Nova Scotia

Canadian fishers keep eye on U.K. as activists raise lobster concerns

Activists outside Westminster in London rallied to draw attention to their push for amendments to the Animal Welfare Sentience Bill in the House of Lords. They say boiling live lobsters is inhumane.

London advocates push for lobsters, other sea creatures to be included in animal-welfare legislation

Protesters at the Crustacean Compassion rally outside Westminster in London on Wednesday to call for invertebrates to be included as an amendment to the Animal Welfare Sentience Bill in the House of Lords. (Charmaine Evans/Crustacean Compassion)

Once again politicians in Europe are asking: do lobsters feel pain? Is it animal cruelty to drop them live into pots of boiling water?

For activists outside Westminster in London on Tuesday, the answer was a resounding yes.

"I think it's really just making sure that there's equity between the species, that if something can feel pain, then before we use it, we ought to trace it humanely," said Maisie Tomlinson, co-director of Crustacean Compassion.

Tomlinson and others — some in lobster, crab and octopus costumes — were campaigning for amendments introduced to the Animal Welfare Sentience Bill in the House of Lords, which fishers in Nova Scotia are closely watching.

She says her organization is not against eating lobster or crab, only that they be killed in a more humane way such as an electric shock prior to immersion in boiling water.

The group is lobbying for invertebrates to be included in the legislation. She expects amendments that add invertebrates to the legislation will come to a vote in October.

Speaking from London, Tomlinson said the issue is important because of the "horrendous treatment" to which lobsters really are routinely subjected.

"In the U.K., it's perfectly legal to boil them alive, a process which scientists have shown can take up to three minutes," she said.

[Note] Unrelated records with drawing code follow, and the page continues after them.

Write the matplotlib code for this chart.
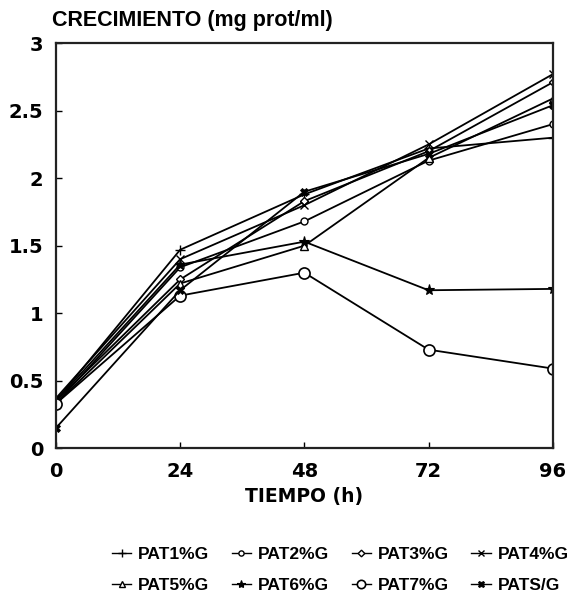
import matplotlib
matplotlib.use("Agg")
import matplotlib.pyplot as plt
from matplotlib.lines import Line2D

plt.rcParams['font.family'] = ['Liberation Sans', 'DejaVu Sans']
plt.rcParams['font.weight'] = 'bold'

# Sampling times (h)
tiempo = [0, 24, 48, 72, 96]

# Growth (mg prot/ml) per culture condition
pat1 = [0.35, 1.47, 1.88, 2.22, 2.30]
pat2 = [0.33, 1.34, 1.68, 2.13, 2.40]
pat3 = [0.35, 1.25, 1.83, 2.20, 2.71]
pat4 = [0.37, 1.40, 1.80, 2.25, 2.77]
pat5 = [0.33, 1.22, 1.50, 2.15, 2.59]
pat6 = [0.35, 1.36, 1.53, 1.17, 1.18]
pat7 = [0.33, 1.13, 1.30, 0.73, 0.59]
pats = [0.15, 1.17, 1.90, 2.18, 2.54]

labels = ['PAT1%G', 'PAT2%G', 'PAT3%G', 'PAT4%G',
          'PAT5%G', 'PAT6%G', 'PAT7%G', 'PATS/G']
series = [pat1, pat2, pat3, pat4, pat5, pat6, pat7, pats]

marker_styles = [
    dict(marker='+', ms=7, mfc='black', mew=1.0),
    dict(marker='o', ms=5, mfc='white', mew=1.0),
    dict(marker='D', ms=4.5, mfc='white', mew=1.0),
    dict(marker='x', ms=6, mfc='black', mew=1.0),
    dict(marker='^', ms=6, mfc='white', mew=1.0),
    dict(marker='*', ms=8, mfc='black', mew=0.8),
    dict(marker='o', ms=8, mfc='white', mew=1.2),
    dict(marker='X', ms=6, mfc='black', mew=0.6),
]

wide = ['DejaVu Sans']

fig = plt.figure(figsize=(5.71, 6.0), dpi=100)
ax = fig.add_axes([0.098, 0.253, 0.870, 0.675])

for vals, lab, st in zip(series, labels, marker_styles):
    ax.plot(tiempo, vals, color='black', lw=1.3, mec='black', label=lab, **st)

ax.set_xlim(0, 96)
ax.set_ylim(0, 3)
ax.set_xticks(tiempo)
ax.set_yticks([0, 0.5, 1, 1.5, 2, 2.5, 3])
ax.set_xticklabels([str(t) for t in tiempo])
ax.set_yticklabels(['0', '0.5', '1', '1.5', '2', '2.5', '3'])
ax.tick_params(axis='y', direction='in', length=4, width=1, pad=9,
               colors='black')
ax.tick_params(axis='x', direction='in', length=4, width=1, pad=10,
               colors='black')
for lbl in ax.get_xticklabels() + ax.get_yticklabels():
    lbl.set_fontweight('bold')
    lbl.set_fontfamily(wide)
    lbl.set_fontsize(14)
for s in ax.spines.values():
    s.set_linewidth(1.6)
    s.set_color('#222222')

ax.set_xlabel('TIEMPO (h)', fontsize=13.5, fontweight='bold', labelpad=4,
              family=wide)
fig.text(0.091, 0.966, 'CRECIMIENTO (mg prot/ml)', fontsize=15.5,
         fontweight='bold', ha='left', va='center')

# Legend filled row by row (4 entries per row)
order = [0, 4, 1, 5, 2, 6, 3, 7]
handles = [Line2D([], [], color='black', lw=1.0, mec='black',
                  **dict(st, ms=st['ms'] * 0.75)) for st in marker_styles]
fig.legend([handles[i] for i in order], [labels[i] for i in order],
           loc='center', bbox_to_anchor=(0.596, 0.05),
           ncol=4, frameon=False, handlelength=1.1,
           handletextpad=0.4, columnspacing=1.3, labelspacing=0.9,
           prop={'weight': 'bold', 'size': 12.5})

fig.savefig('out.png', dpi=100, facecolor='white')
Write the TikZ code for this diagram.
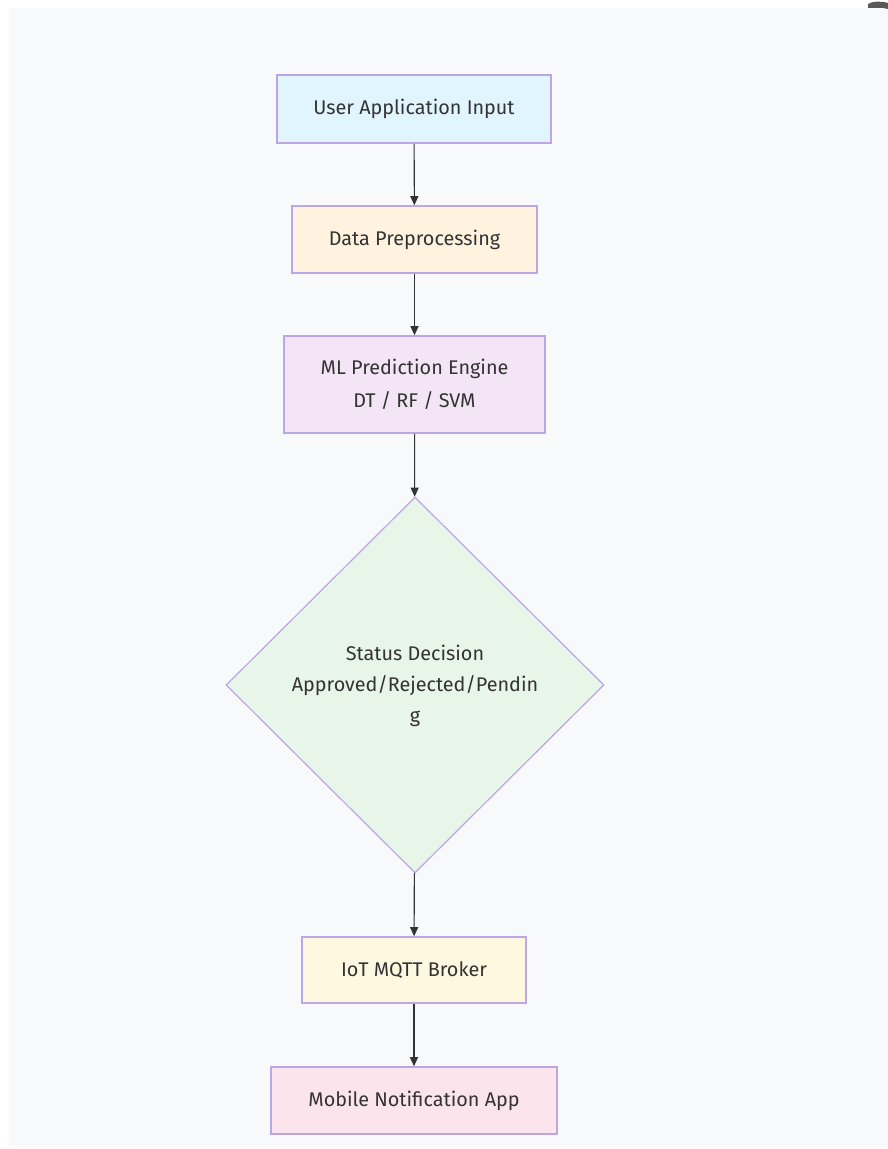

"The science really shows now that they are sentient and they are capable of feeling pain. So we should protect them and animal-welfare legislation just like we protect any other vertebran."

The U.K. government has also commissioned independent research into the sentience of decapods (crustaceans) and cephalopods, such as octopus.

Crustacean Compassion is lobbying to release the study, which the activists expect to confirm their claims.

What Canada has at stake

Canada has a stake in the outcome, shipping $17 million worth of live lobster to the U.K. in 2019. Most of the crustaeans came from Nova Scotia.

Exports have dropped recently with the loss of an Air Canada flight from Halifax to Heathrow, but it's still a market worth millions.

"There's always a small percentage of the population in Europe which raises this," said lobster exporter Stewart Lamont of Tangier Lobster.

"It's always been a theme in the background."

Fishermen prepare for Dumping Day, the first day of the lobster fishing season, in Yarmouth on Nov. 26, 2019. Most of the $17 million in live lobster shipped to the U.K. came from Nova Scotia that year. (Brett Ruskin/CBC)

Switzerland banned live boiling of lobsters in 2018. Some European cities have taken similar measures.

Lamont said it is a non-issue in Asia and most of North America.

"We've been able to demonstrate in a whole variety of ways that lobster and other seafood is humanely treated, properly treated, and with a little bit of lobbying and explanatory effort, we've always seemed to carry the day," he said.

Evidence lobsters hurt is weak: Dalhousie researcher

A Dalhousie University researcher who studies invertebrate behaviour says it's unlikely a lobster brain is capable of processing pain, and the evidence they do is weak.

It's more likely sensory neurons reacting to stimuli — different than pain, which is primarily a subjective experience of discomfort, despair and other emotive states.

"They show behaviour that if we saw that in a mammal or we saw that in a person, we would infer pain. If they damage a limb, they won't use that limb. They can learn where they've been damaged and avoid that place," said Shelley Adamo, a professor of psychology and neuroscience.

"The difficulty is that's not the only explanation for that behaviour. Another possibility is you can look at robotics. You program robots and artificial intelligence to do exactly the same thing, to show the exact same kind of pain behaviour. Of course, we can't know. But I think the evidence is not really in favour of crabs and lobsters feeling pain the way we do or the way we understand it."

Animal rights activists supporting Crustacean Compassion pose for an Abbey Road-style photo on Wednesday as part of a call for the U.K. to include invertebrates in animal-welfare legislation. (Charmaine Evans/Crustacean Compassion)

In London, Tomlinson does not accept that.

"It doesn't really matter that an animal has a very different system, a biological system to a human if they end up in the same place," she said.

Adamo remains skeptical of these blanket assertions when it comes to invertebrates.

"We cannot get into the head of a lobster. So we don't know definitively. People telling you it's absolutely certain that they do, they're selling your bill of goods," Adamo said.

"I'm just going through why I think that they probably don't, but nobody knows."